- **SET TASK**: Quote the full listing word for word.

■ ■ ■ ■ ■ ■ ■

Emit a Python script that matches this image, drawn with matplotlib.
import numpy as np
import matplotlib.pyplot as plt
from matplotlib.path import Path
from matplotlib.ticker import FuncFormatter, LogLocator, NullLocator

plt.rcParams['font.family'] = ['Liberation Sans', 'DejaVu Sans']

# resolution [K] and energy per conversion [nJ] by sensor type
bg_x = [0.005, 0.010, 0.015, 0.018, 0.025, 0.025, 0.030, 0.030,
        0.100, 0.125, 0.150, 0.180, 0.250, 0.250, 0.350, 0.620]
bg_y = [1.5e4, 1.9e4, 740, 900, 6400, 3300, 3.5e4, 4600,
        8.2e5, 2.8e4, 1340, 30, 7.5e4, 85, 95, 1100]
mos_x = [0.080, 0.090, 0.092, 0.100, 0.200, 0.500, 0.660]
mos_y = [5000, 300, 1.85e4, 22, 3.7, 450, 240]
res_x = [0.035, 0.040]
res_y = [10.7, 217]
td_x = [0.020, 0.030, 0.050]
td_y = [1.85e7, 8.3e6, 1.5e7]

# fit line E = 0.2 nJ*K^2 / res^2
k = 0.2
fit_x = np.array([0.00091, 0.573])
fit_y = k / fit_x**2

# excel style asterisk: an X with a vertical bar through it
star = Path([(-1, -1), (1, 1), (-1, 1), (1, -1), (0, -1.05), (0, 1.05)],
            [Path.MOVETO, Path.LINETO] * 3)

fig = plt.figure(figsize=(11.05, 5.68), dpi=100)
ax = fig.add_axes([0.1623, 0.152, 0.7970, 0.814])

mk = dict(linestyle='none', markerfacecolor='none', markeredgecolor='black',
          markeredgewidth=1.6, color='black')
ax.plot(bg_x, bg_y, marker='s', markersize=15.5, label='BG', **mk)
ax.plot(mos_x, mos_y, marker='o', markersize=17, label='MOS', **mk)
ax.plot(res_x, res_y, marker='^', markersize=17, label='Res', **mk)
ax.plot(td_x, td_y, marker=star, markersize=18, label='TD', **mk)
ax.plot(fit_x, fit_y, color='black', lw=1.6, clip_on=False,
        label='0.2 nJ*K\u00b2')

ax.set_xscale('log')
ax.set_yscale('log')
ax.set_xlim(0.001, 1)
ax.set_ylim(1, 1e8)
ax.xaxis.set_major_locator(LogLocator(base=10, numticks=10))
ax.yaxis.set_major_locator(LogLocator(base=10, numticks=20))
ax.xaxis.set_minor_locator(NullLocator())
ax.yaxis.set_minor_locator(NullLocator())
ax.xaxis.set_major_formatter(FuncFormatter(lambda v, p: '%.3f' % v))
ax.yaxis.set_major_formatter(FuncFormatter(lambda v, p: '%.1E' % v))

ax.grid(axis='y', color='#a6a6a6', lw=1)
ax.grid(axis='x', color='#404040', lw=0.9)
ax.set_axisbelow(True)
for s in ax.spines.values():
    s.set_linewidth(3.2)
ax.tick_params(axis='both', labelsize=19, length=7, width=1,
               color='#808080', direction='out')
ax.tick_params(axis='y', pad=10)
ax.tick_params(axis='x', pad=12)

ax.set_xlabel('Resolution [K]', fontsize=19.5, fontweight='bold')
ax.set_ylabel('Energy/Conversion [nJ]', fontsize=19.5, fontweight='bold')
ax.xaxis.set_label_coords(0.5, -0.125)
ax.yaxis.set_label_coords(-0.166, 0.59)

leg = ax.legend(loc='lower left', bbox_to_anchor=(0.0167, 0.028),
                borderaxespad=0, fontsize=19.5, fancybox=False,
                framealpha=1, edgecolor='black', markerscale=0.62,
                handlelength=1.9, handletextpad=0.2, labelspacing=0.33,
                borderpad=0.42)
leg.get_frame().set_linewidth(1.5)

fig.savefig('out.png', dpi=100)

■ ■ ■ ■ ■ ■ ■

- **TASK RESULT**:
Emit a Python script that matches this image, drawn with matplotlib.
import numpy as np
import matplotlib.pyplot as plt
from matplotlib.path import Path
from matplotlib.ticker import FuncFormatter, LogLocator, NullLocator

plt.rcParams['font.family'] = ['Liberation Sans', 'DejaVu Sans']

# resolution [K] and energy per conversion [nJ] by sensor type
bg_x = [0.005, 0.010, 0.015, 0.018, 0.025, 0.025, 0.030, 0.030,
        0.100, 0.125, 0.150, 0.180, 0.250, 0.250, 0.350, 0.620]
bg_y = [1.5e4, 1.9e4, 740, 900, 6400, 3300, 3.5e4, 4600,
        8.2e5, 2.8e4, 1340, 30, 7.5e4, 85, 95, 1100]
mos_x = [0.080, 0.090, 0.092, 0.100, 0.200, 0.500, 0.660]
mos_y = [5000, 300, 1.85e4, 22, 3.7, 450, 240]
res_x = [0.035, 0.040]
res_y = [10.7, 217]
td_x = [0.020, 0.030, 0.050]
td_y = [1.85e7, 8.3e6, 1.5e7]

# fit line E = 0.2 nJ*K^2 / res^2
k = 0.2
fit_x = np.array([0.00091, 0.573])
fit_y = k / fit_x**2

# excel style asterisk: an X with a vertical bar through it
star = Path([(-1, -1), (1, 1), (-1, 1), (1, -1), (0, -1.05), (0, 1.05)],
            [Path.MOVETO, Path.LINETO] * 3)

fig = plt.figure(figsize=(11.05, 5.68), dpi=100)
ax = fig.add_axes([0.1623, 0.152, 0.7970, 0.814])

mk = dict(linestyle='none', markerfacecolor='none', markeredgecolor='black',
          markeredgewidth=1.6, color='black')
ax.plot(bg_x, bg_y, marker='s', markersize=15.5, label='BG', **mk)
ax.plot(mos_x, mos_y, marker='o', markersize=17, label='MOS', **mk)
ax.plot(res_x, res_y, marker='^', markersize=17, label='Res', **mk)
ax.plot(td_x, td_y, marker=star, markersize=18, label='TD', **mk)
ax.plot(fit_x, fit_y, color='black', lw=1.6, clip_on=False,
        label='0.2 nJ*K\u00b2')

ax.set_xscale('log')
ax.set_yscale('log')
ax.set_xlim(0.001, 1)
ax.set_ylim(1, 1e8)
ax.xaxis.set_major_locator(LogLocator(base=10, numticks=10))
ax.yaxis.set_major_locator(LogLocator(base=10, numticks=20))
ax.xaxis.set_minor_locator(NullLocator())
ax.yaxis.set_minor_locator(NullLocator())
ax.xaxis.set_major_formatter(FuncFormatter(lambda v, p: '%.3f' % v))
ax.yaxis.set_major_formatter(FuncFormatter(lambda v, p: '%.1E' % v))

ax.grid(axis='y', color='#a6a6a6', lw=1)
ax.grid(axis='x', color='#404040', lw=0.9)
ax.set_axisbelow(True)
for s in ax.spines.values():
    s.set_linewidth(3.2)
ax.tick_params(axis='both', labelsize=19, length=7, width=1,
               color='#808080', direction='out')
ax.tick_params(axis='y', pad=10)
ax.tick_params(axis='x', pad=12)

ax.set_xlabel('Resolution [K]', fontsize=19.5, fontweight='bold')
ax.set_ylabel('Energy/Conversion [nJ]', fontsize=19.5, fontweight='bold')
ax.xaxis.set_label_coords(0.5, -0.125)
ax.yaxis.set_label_coords(-0.166, 0.59)

leg = ax.legend(loc='lower left', bbox_to_anchor=(0.0167, 0.028),
                borderaxespad=0, fontsize=19.5, fancybox=False,
                framealpha=1, edgecolor='black', markerscale=0.62,
                handlelength=1.9, handletextpad=0.2, labelspacing=0.33,
                borderpad=0.42)
leg.get_frame().set_linewidth(1.5)

fig.savefig('out.png', dpi=100)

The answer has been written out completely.